§ WHAT THE TASK REQUIRES:
Where the string "this" occurs in the material below, report the whole line.

§ DATA FOR THE TASK:

........

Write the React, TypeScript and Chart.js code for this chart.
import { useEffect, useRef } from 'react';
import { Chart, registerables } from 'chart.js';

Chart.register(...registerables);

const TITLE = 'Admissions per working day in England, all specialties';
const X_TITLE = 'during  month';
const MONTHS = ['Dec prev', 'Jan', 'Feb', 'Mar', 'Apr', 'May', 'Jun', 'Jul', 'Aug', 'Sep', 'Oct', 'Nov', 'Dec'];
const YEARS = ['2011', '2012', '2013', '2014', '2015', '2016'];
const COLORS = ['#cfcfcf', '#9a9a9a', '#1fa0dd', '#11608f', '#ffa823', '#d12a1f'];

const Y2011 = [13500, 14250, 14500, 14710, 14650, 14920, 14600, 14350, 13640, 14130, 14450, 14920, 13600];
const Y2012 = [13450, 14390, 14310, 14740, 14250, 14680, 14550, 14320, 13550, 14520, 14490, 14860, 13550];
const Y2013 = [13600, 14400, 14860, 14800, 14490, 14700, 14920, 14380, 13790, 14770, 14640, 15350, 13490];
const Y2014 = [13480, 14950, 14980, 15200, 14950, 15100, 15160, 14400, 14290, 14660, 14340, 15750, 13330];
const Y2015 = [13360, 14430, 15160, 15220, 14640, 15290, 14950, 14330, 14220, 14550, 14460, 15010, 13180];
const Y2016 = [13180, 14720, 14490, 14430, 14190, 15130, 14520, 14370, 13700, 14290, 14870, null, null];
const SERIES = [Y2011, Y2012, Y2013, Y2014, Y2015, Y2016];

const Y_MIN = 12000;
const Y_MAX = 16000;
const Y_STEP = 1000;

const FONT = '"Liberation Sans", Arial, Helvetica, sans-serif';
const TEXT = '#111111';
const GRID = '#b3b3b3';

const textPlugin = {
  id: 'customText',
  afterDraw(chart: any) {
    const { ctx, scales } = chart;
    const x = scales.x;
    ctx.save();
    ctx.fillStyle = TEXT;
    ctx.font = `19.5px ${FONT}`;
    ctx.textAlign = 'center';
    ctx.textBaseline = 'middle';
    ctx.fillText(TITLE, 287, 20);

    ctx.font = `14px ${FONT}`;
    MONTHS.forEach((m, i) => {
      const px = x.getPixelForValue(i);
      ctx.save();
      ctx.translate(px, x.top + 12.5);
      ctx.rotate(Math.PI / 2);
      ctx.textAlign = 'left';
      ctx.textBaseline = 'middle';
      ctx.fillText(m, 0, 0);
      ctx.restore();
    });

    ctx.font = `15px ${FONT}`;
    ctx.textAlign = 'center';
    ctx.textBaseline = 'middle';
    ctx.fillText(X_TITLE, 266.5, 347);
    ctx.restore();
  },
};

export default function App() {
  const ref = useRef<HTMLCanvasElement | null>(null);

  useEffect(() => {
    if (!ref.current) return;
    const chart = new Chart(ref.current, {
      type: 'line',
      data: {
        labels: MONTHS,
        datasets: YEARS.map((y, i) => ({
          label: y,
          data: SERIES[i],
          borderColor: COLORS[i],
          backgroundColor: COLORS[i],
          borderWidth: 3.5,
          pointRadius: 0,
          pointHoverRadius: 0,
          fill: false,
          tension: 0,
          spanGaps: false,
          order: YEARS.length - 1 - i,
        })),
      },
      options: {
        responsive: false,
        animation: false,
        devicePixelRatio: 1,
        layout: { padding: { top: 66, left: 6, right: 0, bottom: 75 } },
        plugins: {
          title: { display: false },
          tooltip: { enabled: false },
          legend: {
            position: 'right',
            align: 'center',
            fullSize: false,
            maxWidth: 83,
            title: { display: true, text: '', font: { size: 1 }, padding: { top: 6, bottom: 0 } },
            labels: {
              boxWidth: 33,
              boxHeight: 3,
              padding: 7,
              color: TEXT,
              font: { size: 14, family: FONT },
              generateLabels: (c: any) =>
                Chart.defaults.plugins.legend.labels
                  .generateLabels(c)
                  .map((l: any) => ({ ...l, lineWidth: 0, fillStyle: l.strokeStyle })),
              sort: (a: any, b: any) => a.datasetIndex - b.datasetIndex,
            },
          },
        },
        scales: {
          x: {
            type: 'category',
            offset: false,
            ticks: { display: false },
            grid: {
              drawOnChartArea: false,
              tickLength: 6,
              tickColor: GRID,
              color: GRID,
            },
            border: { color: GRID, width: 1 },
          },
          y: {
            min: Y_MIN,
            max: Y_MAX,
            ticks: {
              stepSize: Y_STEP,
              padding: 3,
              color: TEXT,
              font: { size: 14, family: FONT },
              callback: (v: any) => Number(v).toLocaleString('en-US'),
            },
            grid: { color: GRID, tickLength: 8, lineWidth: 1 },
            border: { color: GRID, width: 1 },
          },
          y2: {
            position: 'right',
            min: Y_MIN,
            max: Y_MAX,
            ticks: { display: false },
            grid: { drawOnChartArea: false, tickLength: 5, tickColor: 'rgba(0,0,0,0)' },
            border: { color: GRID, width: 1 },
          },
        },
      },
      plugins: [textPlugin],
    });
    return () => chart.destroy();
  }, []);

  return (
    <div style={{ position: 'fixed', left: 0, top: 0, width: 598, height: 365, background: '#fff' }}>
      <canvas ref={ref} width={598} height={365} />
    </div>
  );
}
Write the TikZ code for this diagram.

........

§ RESULT:
Write the React, TypeScript and Chart.js code for this chart.
Write the TikZ code for this diagram.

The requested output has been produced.